My great white spot in automation is Z-wave. Well, after a discussion with my wife “we have agreed” (hrm) not to upgrade to a RPi4 at this point but to stay with the Pi3. Which after some grumbling have lead me to look a bit more objective on what is working well and not. Tbh, most works satisfactory - except for my Z-wave where there is obvious lag and intermittent fails. So I figured it is time to do something about it.
I started by taking a look at the network view in HABmin and sort of choked over what I saw. I think it is safe to say that the mal, if I read it at all correctly, supports my notion that my Z-wave works less than perfect.
So. I would appreciate any pointers where to go to get both knowledge on Z-wave overall and troubleshooting mess specifically.
I am running OH2.4 stable with the usual Z-wave-stick from Aeotec. It’s all on an Openhabian based RPi3. Most nodes are battery powered and, with the exception from that poor 30, which is out in the garden, spread fairly evenly across a two story house.
Note that this is a “before I start troubleshooting myself” kind of input, in the hope of being more efficient in attacking the problem later today.
Battery nodes are asleep most of the time to preserve battery life and don’t provide the meshed network. Only mains powered devices extend the zwave network and provide a meshed network, so this could be your initial problem.
Thanks a bunch for the links! And the tip. Didn’t know that battery nodes don’t act as mesh links, but it certainly makes sense. I will include mapping mains connected nodes specifically in my troubleshooting. It sounds quite possible that I have a “hole” in the net somewhere too far away from the relatively few powered ones.

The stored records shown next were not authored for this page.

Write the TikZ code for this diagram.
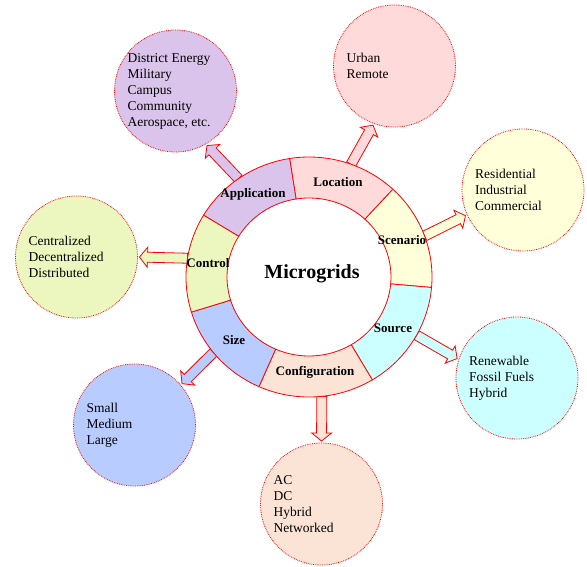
\documentclass[tikz,border=0pt]{standalone}
\usepackage{fontspec}
\setmainfont{Liberation Serif}
\usetikzlibrary{calc}

\definecolor{appc}{HTML}{DAC4EB}
\definecolor{locc}{HTML}{FFDADA}
\definecolor{scnc}{HTML}{FFFFDA}
\definecolor{srcc}{HTML}{CCFFFF}
\definecolor{cfgc}{HTML}{FBE4D5}
\definecolor{sizc}{HTML}{B9CCFF}
\definecolor{ctlc}{HTML}{EBF7BE}

\begin{document}
\begin{tikzpicture}[x=1pt,y=1pt,
        bubble/.style={circle, draw=red, densely dotted, line width=0.8pt,
            minimum size=122pt, inner sep=0pt, outer sep=2pt},
        bubtext/.style={anchor=west, align=left, inner sep=0pt,
            font=\fontsize{13.5}{16}\selectfont},
        seglabel/.style={inner sep=0pt, font=\bfseries\fontsize{13}{15}\selectfont},
        blockarrow/.style={draw=red, line width=0.8pt, to path={
            ($(\tikztostart)!5pt!90:(\tikztotarget)$)
            -- ($($(\tikztotarget)!8pt!(\tikztostart)$)!5pt!90:(\tikztotarget)$)
            -- ($($(\tikztotarget)!8pt!(\tikztostart)$)!10pt!90:(\tikztotarget)$)
            -- (\tikztotarget)
            -- ($($(\tikztotarget)!8pt!(\tikztostart)$)!10pt!-90:(\tikztotarget)$)
            -- ($($(\tikztotarget)!8pt!(\tikztostart)$)!5pt!-90:(\tikztotarget)$)
            -- ($(\tikztostart)!5pt!-90:(\tikztotarget)$) -- cycle}}]
    \fill[white] (0,0) rectangle (587,-566);
    \useasboundingbox (0,0) rectangle (587,-566);
    \coordinate (c) at (309,-277);

    % outer circles
    \node[bubble, fill=appc] (app) at (175.5,-91) {};
    \node[bubble, fill=locc] (loc) at (394.5,-66) {};
    \node[bubble, fill=scnc] (scn) at (523,-190) {};
    \node[bubble, fill=srcc] (src) at (517,-378) {};
    \node[bubble, fill=cfgc] (cfg) at (321.5,-504) {};
    \node[bubble, fill=sizc] (siz) at (134.5,-425) {};
    \node[bubble, fill=ctlc] (ctl) at (76.5,-257) {};

    \node[bubtext] (x_app) at ([xshift=-48pt]app.center)
        {District Energy\\Military\\Campus\\Community\\Aerospace, etc.};
    \node[bubtext] (x_loc) at ([xshift=-48pt]loc.center) {Urban\\Remote};
    \node[bubtext] (x_scn) at ([xshift=-48pt]scn.center)
        {Residential\\Industrial\\Commercial};
    \node[bubtext] (x_src) at ([xshift=-48pt]src.center)
        {Renewable\\Fossil Fuels\\Hybrid};
    \node[bubtext] (x_cfg) at ([xshift=-48pt]cfg.center)
        {AC\\DC\\Hybrid\\Networked};
    \node[bubtext] (x_siz) at ([xshift=-48pt]siz.center) {Small\\Medium\\Large};
    \node[bubtext] (x_ctl) at ([xshift=-48pt]ctl.center)
        {Centralized\\Decentralized\\Distributed};

    % arrows from the ring
    \coordinate (t_app) at ($(c)+(125:123pt and 120pt)$);
    \coordinate (t_loc) at ($(c)+(70:123pt and 120pt)$);
    \coordinate (t_scn) at ($(c)+(20:123pt and 120pt)$);
    \coordinate (t_src) at ($(c)+(-29:123pt and 120pt)$);
    \coordinate (t_cfg) at ($(c)+(-84:123pt and 120pt)$);
    \coordinate (t_siz) at ($(c)+(219:123pt and 120pt)$);
    \coordinate (t_ctl) at ($(c)+(171:123pt and 120pt)$);
    \draw[blockarrow, fill=appc] (t_app) to (app.-60);
    \draw[blockarrow, fill=locc] (t_loc) to (loc.250);
    \draw[blockarrow, fill=scnc] (t_scn) to (scn.204);
    \draw[blockarrow, fill=srcc] (t_src) to (src.162);
    \draw[blockarrow, fill=cfgc] (t_cfg) to (cfg.90);
    \draw[blockarrow, fill=sizc] (t_siz) to (siz.41);
    \draw[blockarrow, fill=ctlc] (t_ctl) to (ctl.0);

    % ring
    \foreach \a/\b/\col in {99/149/appc, 47/99/locc, -5/47/scnc, -59/-5/srcc,
            -114/-59/cfgc, -163/-114/sizc, -211/-163/ctlc}
        \filldraw[fill=\col, draw=red, line width=0.8pt]
            ($(c)+(\a:123pt and 120pt)$)
            arc[start angle=\a, end angle=\b, x radius=123pt, y radius=120pt]
            -- ($(c)+(\b:82pt and 79pt)$)
            arc[start angle=\b, end angle=\a, x radius=82pt, y radius=79pt]
            -- cycle;

    \node[seglabel] (l_app) at (253,-194) {Application};
    \node[seglabel] (l_loc) at (338,-182) {Location};
    \node[seglabel] (l_scn) at (402,-240) {Scenario};
    \node[seglabel] (l_src) at (393,-328) {Source};
    \node[seglabel] (l_cfg) at (315,-372) {Configuration};
    \node[seglabel] (l_siz) at (234,-340) {Size};
    \node[seglabel] (l_ctl) at (208,-263) {Control};
    \node[inner sep=0pt, font=\bfseries\fontsize{20}{24}\selectfont] (mg)
        at (312,-274) {Microgrids};
\end{tikzpicture}
\end{document}
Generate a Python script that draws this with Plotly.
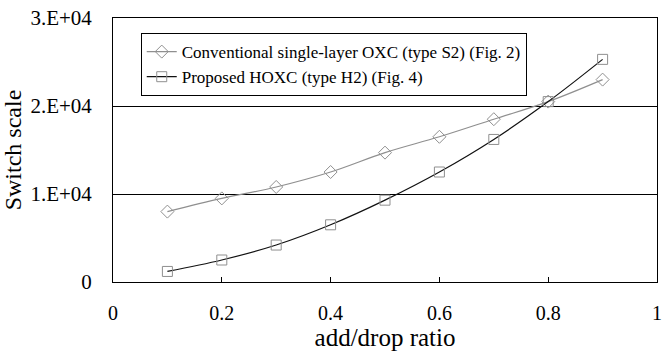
import plotly.graph_objects as go

x_ratio = [0.1, 0.2, 0.3, 0.4, 0.5, 0.6, 0.7, 0.8, 0.9]
conventional = [8000, 9500, 10800, 12500, 14700, 16500, 18500, 20500, 23000]
proposed = [1200, 2500, 4200, 6500, 9300, 12500, 16200, 20500, 25300]

name_conv = "Conventional single-layer OXC (type S2) (Fig. 2)"
name_prop = "Proposed HOXC (type H2) (Fig. 4)"

x_ticks = [0, 0.2, 0.4, 0.6, 0.8, 1]
x_ticktext = ["0", "0.2", "0.4", "0.6", "0.8", "1"]
y_ticks = [0, 10000, 20000, 30000]
y_ticktext = ["0", "1.E+04", "2.E+04", "3.E+04"]

font_family = "Liberation Serif"

fig = go.Figure()
fig.add_trace(go.Scatter(
    x=x_ratio, y=conventional, name=name_conv, mode="lines+markers",
    line=dict(color="#8f8f8f", width=1.2, shape="spline"),
    marker=dict(symbol="diamond-open", size=10, color="#8f8f8f", line=dict(width=1)),
))
fig.add_trace(go.Scatter(
    x=x_ratio, y=proposed, name=name_prop, mode="lines+markers",
    line=dict(color="#111111", width=1.2, shape="spline"),
    marker=dict(symbol="square-open", size=10, color="#8f8f8f", line=dict(width=1)),
))

fig.update_layout(
    width=663, height=351,
    margin=dict(l=113, r=6, t=18, b=69, autoexpand=False),
    paper_bgcolor="white", plot_bgcolor="white",
    font=dict(family=font_family, color="black", size=20),
    showlegend=True,
    legend=dict(
        x=0.051, y=0.943, xanchor="left", yanchor="top",
        bgcolor="white", bordercolor="black", borderwidth=1,
        font=dict(family=font_family, size=17, color="black"),
        itemwidth=30, tracegroupgap=0,
    ),
    xaxis=dict(
        range=[0, 1], tickvals=x_ticks, ticktext=x_ticktext,
        showgrid=False, zeroline=False, automargin=False,
        showline=True, linecolor="black", linewidth=1, mirror=True,
        ticks="inside", ticklen=5, tickcolor="black",
        ticklabelstandoff=13, ticklabeloverflow="allow",
        tickfont=dict(size=20),
        title=dict(text="add/drop ratio", font=dict(size=25), standoff=4),
    ),
    yaxis=dict(
        range=[0, 30000], tickvals=y_ticks, ticktext=y_ticktext,
        showgrid=True, gridcolor="black", gridwidth=1, zeroline=False,
        automargin=False,
        showline=True, linecolor="black", linewidth=1, mirror=True,
        ticks="", ticklabelstandoff=16, ticklabeloverflow="allow",
        tickfont=dict(size=21),
        title=dict(text="Switch scale", font=dict(size=24), standoff=1),
    ),
)

fig.write_html(
    "out.html",
    config={"displayModeBar": False},
    post_script="document.body.style.margin='0';document.body.style.padding='0';",
)
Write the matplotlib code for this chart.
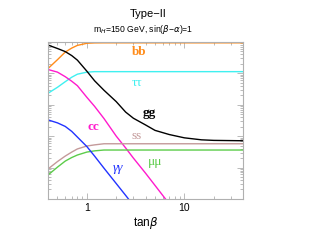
import numpy as np
import matplotlib
matplotlib.use("Agg")
from matplotlib import pyplot as plt
from matplotlib.ticker import LogLocator, NullFormatter, FixedLocator, FixedFormatter

# tan(beta) sample points
TANB = [0.4, 0.5, 0.6, 0.7, 0.8, 1.0, 1.2, 1.5, 2.0, 2.5, 3.0, 4.0, 5.0, 7.0, 10.0, 15.0, 20.0, 40.0]

# branching ratios
BR_BB = [0.141, 0.27, 0.469, 0.63, 0.767, 0.895, 0.92, 0.925, 0.925, 0.925, 0.925, 0.925, 0.925, 0.925, 0.925, 0.925, 0.925, 0.925]
BR_TAUTAU = [0.023, 0.0357, 0.0536, 0.0745, 0.093, 0.108, 0.112, 0.112, 0.112, 0.112, 0.112, 0.112, 0.112, 0.112, 0.112, 0.112, 0.112, 0.112]
BR_GG = [0.785, 0.61, 0.487, 0.363, 0.26, 0.116, 0.0575, 0.0286, 0.0125, 0.0058, 0.0037, 0.00226, 0.00152, 0.00112, 0.00088, 0.00076, 0.00073, 0.00071]
BR_CC = [0.131, 0.108, 0.0775, 0.0555, 0.04, 0.0171, 0.00883, 0.0036, 0.001, 4.2e-4, 2.0e-4, 6.6e-5, 2.7e-5, 7.0e-6, 1.7e-6, 3.4e-7, 1.1e-7, 7e-9]
BR_SS = [9.0e-5, 1.55e-4, 2.31e-4, 3.1e-4, 3.9e-4, 4.83e-4, 5.25e-4, 5.7e-4, 5.7e-4, 5.7e-4, 5.7e-4, 5.7e-4, 5.7e-4, 5.7e-4, 5.7e-4, 5.7e-4, 5.7e-4, 5.7e-4]
BR_MUMU = [5.8e-5, 1.03e-4, 1.6e-4, 2.08e-4, 2.5e-4, 3.1e-4, 3.39e-4, 3.6e-4, 3.6e-4, 3.6e-4, 3.6e-4, 3.6e-4, 3.6e-4, 3.6e-4, 3.6e-4, 3.6e-4, 3.6e-4, 3.6e-4]
BR_GAMGAM = [0.00327, 0.00263, 0.00203, 0.00141, 9.3e-4, 4.65e-4, 2.31e-4, 9.5e-5, 3.1e-5, 1.3e-5, 6.3e-6, 2e-6, 8e-7, 2e-7, 5e-8, 1e-8, 3e-9, 2e-10]

X_TICKS = [1, 10]
X_TICK_LABELS = ["1", "10"]

SERIF = "Liberation Serif"
SANS = "Liberation Sans"


def main():
    fig = plt.figure(figsize=(3.1, 2.4), dpi=100)
    ax = fig.add_axes([0.155, 0.171, 0.629, 0.655])

    lw = 1.0
    ax.plot(TANB, BR_BB, color="#ff8c1a", lw=lw)
    ax.plot(TANB, BR_TAUTAU, color="#40f0f0", lw=lw)
    ax.plot(TANB, BR_GG, color="black", lw=lw)
    ax.plot(TANB, BR_CC, color="#ff1acd", lw=lw)
    ax.plot(TANB, BR_SS, color="#c49a9a", lw=lw)
    ax.plot(TANB, BR_MUMU, color="#5ccc4a", lw=lw)
    ax.plot(TANB, BR_GAMGAM, color="#2233ff", lw=lw)

    ax.set_xscale("log")
    ax.set_yscale("log")
    ax.set_xlim(0.4, 40)
    ax.set_ylim(1e-5, 1)

    ax.xaxis.set_major_locator(FixedLocator(X_TICKS))
    ax.xaxis.set_major_formatter(FixedFormatter(X_TICK_LABELS))
    ax.xaxis.set_minor_locator(LogLocator(base=10, subs=np.arange(2, 10)))
    ax.xaxis.set_minor_formatter(NullFormatter())
    ax.yaxis.set_major_locator(LogLocator(base=10, numticks=10))
    ax.yaxis.set_minor_locator(LogLocator(base=10, subs=np.arange(2, 10), numticks=10))
    ax.yaxis.set_major_formatter(NullFormatter())
    ax.yaxis.set_minor_formatter(NullFormatter())

    ax.tick_params(which="both", direction="in", top=True, right=True, color="#b0b0b0", width=0.6)
    ax.tick_params(which="major", length=4, pad=3, labelsize=7.5)
    ax.tick_params(which="minor", length=2)
    for lab in ax.get_xticklabels():
        lab.set_fontfamily(SANS)
    for sp in ax.spines.values():
        sp.set_color("#b0b0b0")
        sp.set_linewidth(0.8)

    ax.set_xlabel(r"tan$\beta$", fontsize=8.5, family=SANS, labelpad=1)

    fig.text(0.478, 0.94, "Type\u2212II", ha="center", va="center", fontsize=8, family=SANS)
    fig.text(0.462, 0.878, "m$_H$=150 GeV, sin($\\beta$\u2212$\\alpha$)=1",
             ha="center", va="center", fontsize=6.2, family=SANS)

    # curve labels, placed in data coordinates
    kw = dict(fontsize=9.5, family=SERIF, ha="center", va="center")
    ax.text(3.47, 0.46, "bb", color="#ff8c1a", fontweight="bold", **kw)
    ax.text(3.3, 0.05, "\u03c4\u03c4", color="#40f0f0", **kw)
    ax.text(4.4, 0.0055, "gg", color="black", fontweight="bold", **kw)
    ax.text(1.16, 0.0019, "cc", color="#ff1acd", fontweight="bold", **kw)
    ax.text(3.25, 9.7e-4, "ss", color="#c49a9a", **kw)
    ax.text(5.0, 1.47e-4, "\u03bc\u03bc", color="#5ccc4a", **kw)
    ax.text(2.1, 9.7e-5, "\u03b3\u03b3", color="#2233ff", style="italic", **kw)

    fig.savefig("out.png", dpi=100)


if __name__ == "__main__":
    main()
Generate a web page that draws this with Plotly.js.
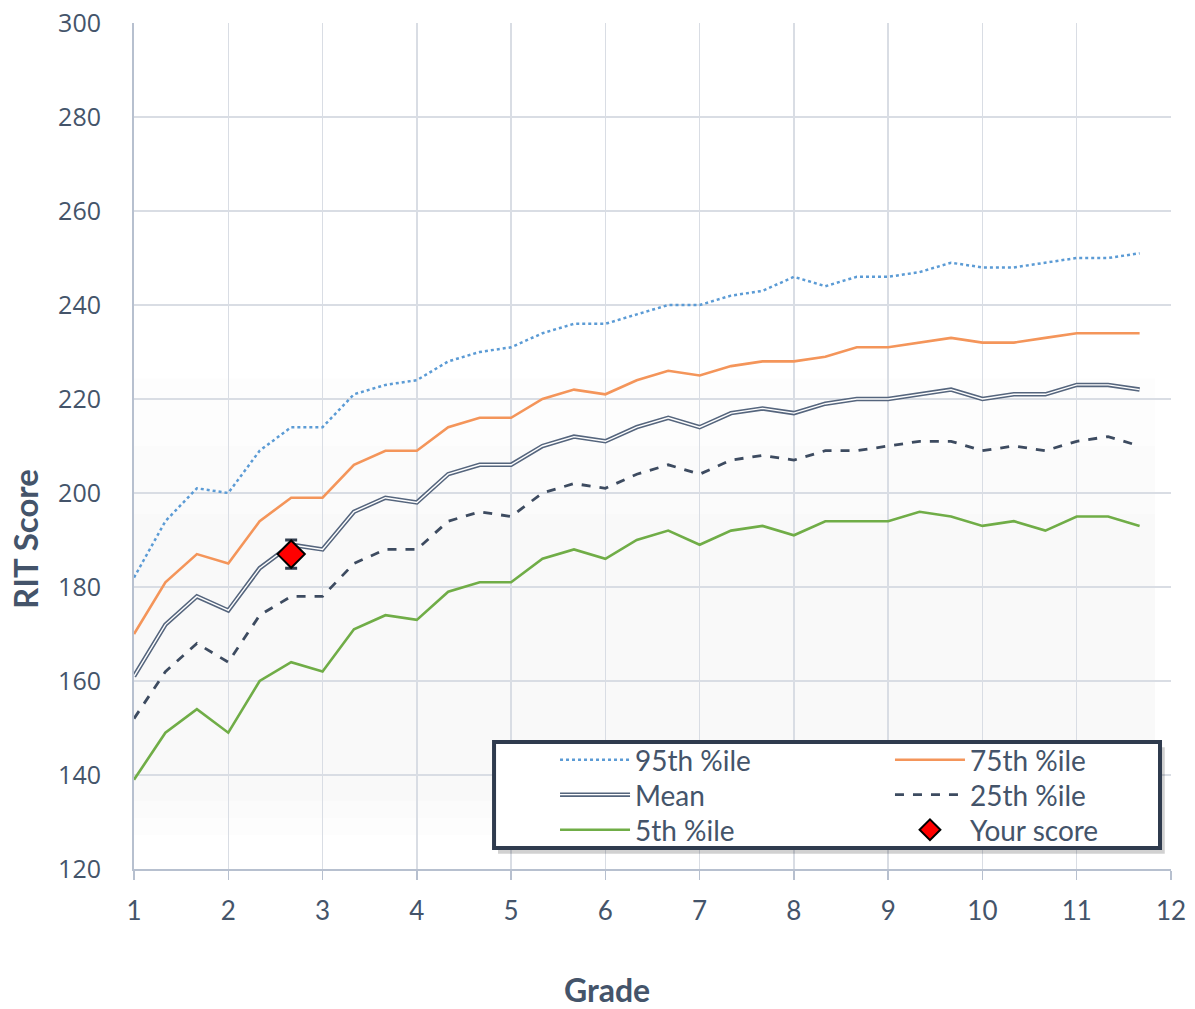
<!DOCTYPE html>
<html>
<head>
<meta charset="utf-8">
<script src="https://cdn.plot.ly/plotly-3.0.1.min.js"></script>
<style>html,body{margin:0;padding:0;background:#fff;}#chart{width:1195px;height:1009px;}</style>
</head>
<body>
<div id="chart"></div>
<script>
var grades = [1, 1.333, 1.667, 2, 2.333, 2.667, 3, 3.333, 3.667, 4, 4.333, 4.667, 5, 5.333, 5.667, 6, 6.333, 6.667, 7, 7.333, 7.667, 8, 8.333, 8.667, 9, 9.333, 9.667, 10, 10.333, 10.667, 11, 11.333, 11.667];
var p95 = [182, 194, 201, 200, 209, 214, 214, 221, 223, 224, 228, 230, 231, 234, 236, 236, 238, 240, 240, 242, 243, 246, 244, 246, 246, 247, 249, 248, 248, 249, 250, 250, 251];
var p75 = [170, 181, 187, 185, 194, 199, 199, 206, 209, 209, 214, 216, 216, 220, 222, 221, 224, 226, 225, 227, 228, 228, 229, 231, 231, 232, 233, 232, 232, 233, 234, 234, 234];
var meanScore = [161, 172, 178, 175, 184, 189, 188, 196, 199, 198, 204, 206, 206, 210, 212, 211, 214, 216, 214, 217, 218, 217, 219, 220, 220, 221, 222, 220, 221, 221, 223, 223, 222];
var p25 = [152, 162, 168, 164, 174, 178, 178, 185, 188, 188, 194, 196, 195, 200, 202, 201, 204, 206, 204, 207, 208, 207, 209, 209, 210, 211, 211, 209, 210, 209, 211, 212, 210];
var p5 = [139, 149, 154, 149, 160, 164, 162, 171, 174, 173, 179, 181, 181, 186, 188, 186, 190, 192, 189, 192, 193, 191, 194, 194, 194, 196, 195, 193, 194, 192, 195, 195, 193];
var yourGrade = [2.667];
var yourScore = [187];
var yourError = [3];
var xTicks = [1, 2, 3, 4, 5, 6, 7, 8, 9, 10, 11, 12];
var yTicks = [120, 140, 160, 180, 200, 220, 240, 260, 280, 300];

var textColor = '#44546a';
var lbl = 'Lato, "Open Sans", sans-serif';

var traces = [
  {x: grades, y: p95, name: '95th %ile', mode: 'lines', legend: 'legend',
   line: {color: '#5b9bd5', width: 2.5, dash: 'dot'}},
  {x: grades, y: meanScore, name: 'Mean', mode: 'lines', legend: 'legend2',
   line: {color: '#55657d', width: 4.5}},
  {x: grades, y: meanScore, name: '', mode: 'lines', legend: 'legend7',
   line: {color: '#ffffff', width: 1.4}},
  {x: grades, y: p5, name: '5th %ile', mode: 'lines', legend: 'legend3',
   line: {color: '#70ad47', width: 2.6}},
  {x: grades, y: p75, name: '75th %ile', mode: 'lines', legend: 'legend4',
   line: {color: '#f4955a', width: 2.6}},
  {x: grades, y: p25, name: '25th %ile', mode: 'lines', legend: 'legend5',
   line: {color: '#3d4b60', width: 2.8, dash: 'dash'}},
  {x: yourGrade, y: yourScore, name: 'Your score', mode: 'markers', legend: 'legend6',
   marker: {symbol: 'diamond', size: 21, color: '#ff0000', line: {color: '#000000', width: 2}},
   error_y: {type: 'data', array: yourError, visible: true, color: '#333f50', thickness: 3, width: 6}}
];

function leg(x, y) {
  return {
    orientation: 'v', bgcolor: 'rgba(0,0,0,0)', borderwidth: 0,
    font: {family: lbl, size: 28, color: textColor},
    itemwidth: 70, xanchor: 'left', yanchor: 'middle', x: x, y: y, itemclick: false
  };
}
var col1 = 0.406, col2 = 0.729;
var row1 = 0.1288, row2 = 0.0875, row3 = 0.0461;

var layout = {
  width: 1195, height: 1009,
  margin: {l: 134, r: 24, t: 23, b: 140},
  paper_bgcolor: '#ffffff', plot_bgcolor: '#ffffff',
  showlegend: true,
  hovermode: false,
  legend: leg(col1, row1),
  legend2: leg(col1, row2),
  legend3: leg(col1, row3),
  legend4: leg(col2, row1),
  legend5: leg(col2, row2),
  legend6: leg(col2, row3),
  legend7: leg(col1, row2),
  xaxis: {
    range: [1, 12], tickvals: xTicks, ticktext: xTicks.map(String),
    showgrid: true, gridcolor: '#d9dde4', gridwidth: 1.5,
    showline: true, linecolor: '#b7c0cf', linewidth: 2,
    ticks: 'outside', ticklen: 9, tickwidth: 1.5, tickcolor: '#b7c0cf',
    tickfont: {family: lbl, size: 26, color: textColor},
    ticklabelstandoff: 9,
    zeroline: false
  },
  yaxis: {
    range: [120, 300], tickvals: yTicks, ticktext: yTicks.map(String),
    showgrid: true, gridcolor: '#d9dde4', gridwidth: 1.5,
    showline: true, linecolor: '#b7c0cf', linewidth: 2,
    ticks: '', tickfont: {family: '"Open Sans", sans-serif', size: 25, color: textColor},
    ticklabelstandoff: 26,
    zeroline: false
  },
  annotations: [
    {text: 'Grade', xref: 'paper', yref: 'paper', x: 0.4561, y: -0.143, xanchor: 'center', yanchor: 'middle',
     showarrow: false, font: {family: lbl, size: 32, color: textColor, weight: 'bold'}},
    {text: 'RIT Score', xref: 'paper', yref: 'paper', x: -0.1051, y: 0.390, xanchor: 'center', yanchor: 'middle',
     textangle: -90, showarrow: false, font: {family: lbl, size: 33, color: textColor, weight: 'bold'}}
  ],
  shapes: [
    {type: 'rect', xref: 'paper', yref: 'paper', x0: 0.0, x1: 0.985, y0: 0.04, y1: 0.58,
     fillcolor: 'rgba(0,0,0,0.007)', line: {width: 0}, layer: 'below'},
    {type: 'rect', xref: 'paper', yref: 'paper', x0: 0.0, x1: 0.985, y0: 0.06, y1: 0.50,
     fillcolor: 'rgba(0,0,0,0.007)', line: {width: 0}, layer: 'below'},
    {type: 'rect', xref: 'paper', yref: 'paper', x0: 0.0, x1: 0.985, y0: 0.08, y1: 0.42,
     fillcolor: 'rgba(0,0,0,0.006)', line: {width: 0}, layer: 'below'},
    {type: 'rect', xref: 'paper', yref: 'paper', x0: 0.351, x1: 0.994, y0: 0.018, y1: 0.144,
     fillcolor: 'rgba(0,0,0,0.18)', line: {width: 0}, layer: 'above'},
    {type: 'rect', xref: 'paper', yref: 'paper', x0: 0.3472, x1: 0.9894, y0: 0.0248, y1: 0.1501,
     fillcolor: '#ffffff', line: {color: '#2f3b4e', width: 4}, layer: 'above'}
  ]
};

Plotly.newPlot('chart', traces, layout, {displayModeBar: false, staticPlot: true});
</script>
</body>
</html>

I have no experience with this myself, though I´m running z-wave as well with just a few devices. But I wonder if it would be an good idea to add one or two z-wave repeaters, when having a rather big network with mainly battery devices. The repeater should then act as a mesh routing device given a much better and direct way to the controller. At least thats probably the way I would try sort things like these.
Your network doesn’t look good to me. Many unidirectional links from battery (red circle) AND mains powered (blue) devices to the controller (node 1).
Essentially the controller almost always has to route across either of the nodes 4 or 6 and the return path has to be through nodes 3 or 4. So each message takes at least one hop and sometimes two or even more, and those named nodes can become bottlenecks.
No bidirectional links from the controller to most of your nodes (bottom line), I therefore doubt it works unidirectional as the picture indicates. Many nodes believe they can reach the controller directly but as the opposite direction does not work that may be wrong and if so causes timeouts+retries because that (bad) direct route is always tried first.
I believe you need to heal your network and eventually even physically move the controller to improve the situation. Normally the controller should be able to reach at least the majority of nodes directly.
@chris correct up to here?
Please could you also explain what it means if nodes are along one horizontal line - does it really mean each node has two bidirectional links to its direct neighbours in the graph only?
Also, I’ve been searching for this sort of explanation of the view ever and only found some forum posts to explain parts only. Would you mind to point us to the “official” docs (if any)?
Battery nodes are asleep most of the time to preserve battery life and don’t provide the meshed network.
I must question that a bit; the only two nodes really providing to the mesh are nodes 4 and 7… which are both battery powered (and at that, Node 4 is not even inside). Or am I missing something?
The thing to remember with that network node view, is that it shows neighbors, not the actually used routes. So it only says that node x sees (and have been seen) by node y.
I’ve been told by Chris that there is essentially no difference between a repeater and any other mains powered devices in terms of network routing. You would be better off getting a mains powered device that can actually do something so you at least have the option of doing something useful. A repeater will just be a box plugging up an outlet.
But indeed, more mains powered devices should help the network by giving more routes to the controller.
Awhile back, I had missed commands and delays on my relatively small zwave network. It turned out that only one mains powered device had the controller listed as a neighbor. So I added a repeater (this was before I learned the above) in what I thought was a good location and that gave two paths to the controller and all my problems disappeared.
I know. But often af repeater are cheaper. And if you dont need the device itself an repeater could do the job.
(Most people could probably always need an outlet I guess. So it´s a simple question of money, if the outlet is cheaper ).
Does anyone know howcome I get an empty network view in habmin for my z-wave network? It has been working before (i think it was back on openhab 2.4). But now I´m on openhab 2.5M2 and it doesnt show anything. All things and controller are online and working.
I have 4 Aeotec repeaters in my house (don’t need anymore zWave devices hence went this direction). They cover 3 floors and the garage for mailbox and garage door devices.